- **WORK TO BE COMPLETED**
The listing below must be repeated word for word, with its images excluded.

- **DATA EXTRACT**

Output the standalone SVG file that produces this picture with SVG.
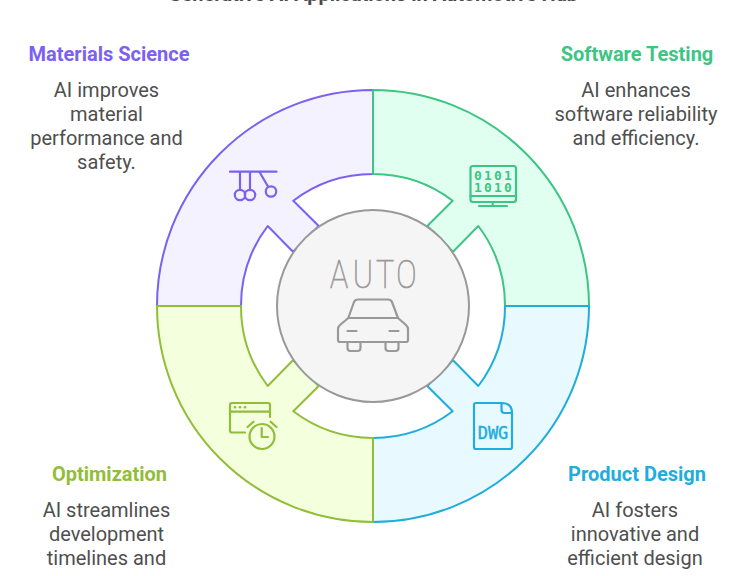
<svg xmlns="http://www.w3.org/2000/svg" width="752" height="576" viewBox="0 0 752 576">
<style>
text{font-family:Roboto,"Liberation Sans",sans-serif;text-anchor:middle}
.t{font-size:20px;font-weight:700;fill:#4a4a4a}
.h{font-size:20px;font-weight:700}
.b{font-size:20px;fill:#4f4f4f}
.i{fill:none;stroke-width:2.200;stroke-linecap:round;stroke-linejoin:round}
.m{font-family:"DejaVu Sans Mono",monospace;font-weight:700}
.pu{stroke:#7B61EE}.gr{stroke:#3CC583}.bl{stroke:#1EADDC}.li{stroke:#92BD39}
.s{stroke-width:2;stroke-linejoin:round}
</style>
<rect width="752" height="576" fill="#fff"/>
<text class="t" x="373" y="1">Generative AI Applications in Automotive Hub</text>
<g id="connectors">
<path class="s pu" fill="#F4F2FF" d="M373 90A216 216 0 0 0 157 306H241A132 132 0 0 1 267.700 226L293 251.700L318.700 226L293.300 200.700A132 132 0 0 1 373 174Z"/>
<path class="s gr" fill="#E1FFF1" d="M373 90A216 216 0 0 1 589 306H505A132 132 0 0 0 478.300 226L453 251.700L427.300 226L452.700 200.700A132 132 0 0 0 373 174Z"/>
<path class="s bl" fill="#E8F9FF" d="M373 522A216 216 0 0 0 589 306H505A132 132 0 0 1 478.300 386L453 360.300L427.300 386L452.700 411.300A132 132 0 0 1 373 438Z"/>
<path class="s li" fill="#F4FFDD" d="M373 522A216 216 0 0 1 157 306H241A132 132 0 0 0 267.700 386L293 360.300L318.700 386L293.300 411.300A132 132 0 0 0 373 438Z"/>
</g>
<g id="hub">
<circle cx="373" cy="306" r="96" fill="#F5F5F5" stroke="#999" stroke-width="2"/>
<text transform="translate(0 288) scale(.8 1)" x="423.750 453.750 481.250 508" y="0" style="font-size:38px;font-weight:100;fill:#999;stroke:#999;stroke-width:.7">AUTO</text>
<g class="i" stroke="#999">
<path d="M348.300 318L354 302Q355 299.500 358 299.500H388Q391 299.500 392 302L398 318"/>
<path d="M348.300 318H398L406 325Q408 327 408 329V340Q408 342 406 342H340Q338 342 338 340V329Q338 327 340 325Z"/>
<path d="M347.500 331H356.500M389.500 331H398.500"/>
<path d="M347.500 342V348Q347.500 351 350.500 351H357.500Q360.500 351 360.500 348V342M385.500 342V348Q385.500 351 388.500 351H395.500Q398.500 351 398.500 348V342"/>
</g>
</g>
<g id="materials-science">
<text class="h" x="109" y="61" fill="#7B61EE">Materials Science</text>
<text class="b" x="106.500" y="97">AI improves</text>
<text class="b" x="106.500" y="121">material</text>
<text class="b" x="106.500" y="145">performance and</text>
<text class="b" x="106.500" y="169">safety.</text>
<g class="i pu">
<path d="M230 171.700H276.500M240 172V189.500M250 172V189.500M259.500 172L268 186.500"/>
<circle cx="240" cy="195" r="5.200"/><circle cx="250" cy="195" r="5.200"/><circle cx="271" cy="191.500" r="5.200"/>
</g>
</g>
<g id="software-testing">
<text class="h" x="637" y="61" fill="#3CC583">Software Testing</text>
<text class="b" x="636" y="97">AI enhances</text>
<text class="b" x="636" y="121">software reliability</text>
<text class="b" x="636" y="145">and efficiency.</text>
<g class="i gr">
<rect x="470.500" y="166" width="45.500" height="36" rx="2.500"/>
<path d="M470.500 196H516M492.700 202V205.500M479 206H507"/>
</g>
<text class="m" font-size="13" fill="#3CC583"><tspan x="478 488 498 508" y="180">0101</tspan><tspan x="478 488 498 508" y="192">1010</tspan></text>
</g>
<g id="product-design">
<text class="h" x="637" y="481" fill="#1EADDC">Product Design</text>
<text class="b" x="635" y="517">AI fosters</text>
<text class="b" x="635" y="541">innovative and</text>
<text class="b" x="635" y="565">efficient design</text>
<g class="i bl">
<path d="M501.500 403H476Q474 403 474 405V447Q474 449 476 449H510Q512 449 512 447V413Q512 403 501.500 403V410Q501.500 413 504.500 413H512"/>
</g>
<text x="493" y="439" font-size="17" fill="#1EADDC" stroke="#1EADDC" stroke-width=".4" style="font-family:'DejaVu Sans Mono',monospace">DWG</text>
</g>
<g id="optimization">
<text class="h" x="109.500" y="481" fill="#92BD39">Optimization</text>
<text class="b" x="106.500" y="517">AI streamlines</text>
<text class="b" x="106.500" y="541">development</text>
<text class="b" x="106.500" y="565">timelines and</text>
<g class="i li">
<path d="M245 432.500H232Q230 432.500 230 430.500V405Q230 403 232 403H268Q270 403 270 405V417M230 411.700H270"/>
<path d="M261.700 428V437H268M247.500 427L253.500 421.700M270.700 421.700L276.500 427"/>
<circle cx="262" cy="436.500" r="12.500"/>
</g>
<g fill="#92BD39"><circle cx="235" cy="407.300" r="1.300"/><circle cx="240" cy="407.300" r="1.300"/><circle cx="245" cy="407.300" r="1.300"/></g>
</g>
</svg>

- **WRITTEN SOLUTION**
Output the standalone SVG file that produces this picture with SVG.
<svg xmlns="http://www.w3.org/2000/svg" width="752" height="576" viewBox="0 0 752 576">
<style>
text{font-family:Roboto,"Liberation Sans",sans-serif;text-anchor:middle}
.t{font-size:20px;font-weight:700;fill:#4a4a4a}
.h{font-size:20px;font-weight:700}
.b{font-size:20px;fill:#4f4f4f}
.i{fill:none;stroke-width:2.200;stroke-linecap:round;stroke-linejoin:round}
.m{font-family:"DejaVu Sans Mono",monospace;font-weight:700}
.pu{stroke:#7B61EE}.gr{stroke:#3CC583}.bl{stroke:#1EADDC}.li{stroke:#92BD39}
.s{stroke-width:2;stroke-linejoin:round}
</style>
<rect width="752" height="576" fill="#fff"/>
<text class="t" x="373" y="1">Generative AI Applications in Automotive Hub</text>
<g id="connectors">
<path class="s pu" fill="#F4F2FF" d="M373 90A216 216 0 0 0 157 306H241A132 132 0 0 1 267.700 226L293 251.700L318.700 226L293.300 200.700A132 132 0 0 1 373 174Z"/>
<path class="s gr" fill="#E1FFF1" d="M373 90A216 216 0 0 1 589 306H505A132 132 0 0 0 478.300 226L453 251.700L427.300 226L452.700 200.700A132 132 0 0 0 373 174Z"/>
<path class="s bl" fill="#E8F9FF" d="M373 522A216 216 0 0 0 589 306H505A132 132 0 0 1 478.300 386L453 360.300L427.300 386L452.700 411.300A132 132 0 0 1 373 438Z"/>
<path class="s li" fill="#F4FFDD" d="M373 522A216 216 0 0 1 157 306H241A132 132 0 0 0 267.700 386L293 360.300L318.700 386L293.300 411.300A132 132 0 0 0 373 438Z"/>
</g>
<g id="hub">
<circle cx="373" cy="306" r="96" fill="#F5F5F5" stroke="#999" stroke-width="2"/>
<text transform="translate(0 288) scale(.8 1)" x="423.750 453.750 481.250 508" y="0" style="font-size:38px;font-weight:100;fill:#999;stroke:#999;stroke-width:.7">AUTO</text>
<g class="i" stroke="#999">
<path d="M348.300 318L354 302Q355 299.500 358 299.500H388Q391 299.500 392 302L398 318"/>
<path d="M348.300 318H398L406 325Q408 327 408 329V340Q408 342 406 342H340Q338 342 338 340V329Q338 327 340 325Z"/>
<path d="M347.500 331H356.500M389.500 331H398.500"/>
<path d="M347.500 342V348Q347.500 351 350.500 351H357.500Q360.500 351 360.500 348V342M385.500 342V348Q385.500 351 388.500 351H395.500Q398.500 351 398.500 348V342"/>
</g>
</g>
<g id="materials-science">
<text class="h" x="109" y="61" fill="#7B61EE">Materials Science</text>
<text class="b" x="106.500" y="97">AI improves</text>
<text class="b" x="106.500" y="121">material</text>
<text class="b" x="106.500" y="145">performance and</text>
<text class="b" x="106.500" y="169">safety.</text>
<g class="i pu">
<path d="M230 171.700H276.500M240 172V189.500M250 172V189.500M259.500 172L268 186.500"/>
<circle cx="240" cy="195" r="5.200"/><circle cx="250" cy="195" r="5.200"/><circle cx="271" cy="191.500" r="5.200"/>
</g>
</g>
<g id="software-testing">
<text class="h" x="637" y="61" fill="#3CC583">Software Testing</text>
<text class="b" x="636" y="97">AI enhances</text>
<text class="b" x="636" y="121">software reliability</text>
<text class="b" x="636" y="145">and efficiency.</text>
<g class="i gr">
<rect x="470.500" y="166" width="45.500" height="36" rx="2.500"/>
<path d="M470.500 196H516M492.700 202V205.500M479 206H507"/>
</g>
<text class="m" font-size="13" fill="#3CC583"><tspan x="478 488 498 508" y="180">0101</tspan><tspan x="478 488 498 508" y="192">1010</tspan></text>
</g>
<g id="product-design">
<text class="h" x="637" y="481" fill="#1EADDC">Product Design</text>
<text class="b" x="635" y="517">AI fosters</text>
<text class="b" x="635" y="541">innovative and</text>
<text class="b" x="635" y="565">efficient design</text>
<g class="i bl">
<path d="M501.500 403H476Q474 403 474 405V447Q474 449 476 449H510Q512 449 512 447V413Q512 403 501.500 403V410Q501.500 413 504.500 413H512"/>
</g>
<text x="493" y="439" font-size="17" fill="#1EADDC" stroke="#1EADDC" stroke-width=".4" style="font-family:'DejaVu Sans Mono',monospace">DWG</text>
</g>
<g id="optimization">
<text class="h" x="109.500" y="481" fill="#92BD39">Optimization</text>
<text class="b" x="106.500" y="517">AI streamlines</text>
<text class="b" x="106.500" y="541">development</text>
<text class="b" x="106.500" y="565">timelines and</text>
<g class="i li">
<path d="M245 432.500H232Q230 432.500 230 430.500V405Q230 403 232 403H268Q270 403 270 405V417M230 411.700H270"/>
<path d="M261.700 428V437H268M247.500 427L253.500 421.700M270.700 421.700L276.500 427"/>
<circle cx="262" cy="436.500" r="12.500"/>
</g>
<g fill="#92BD39"><circle cx="235" cy="407.300" r="1.300"/><circle cx="240" cy="407.300" r="1.300"/><circle cx="245" cy="407.300" r="1.300"/></g>
</g>
</svg>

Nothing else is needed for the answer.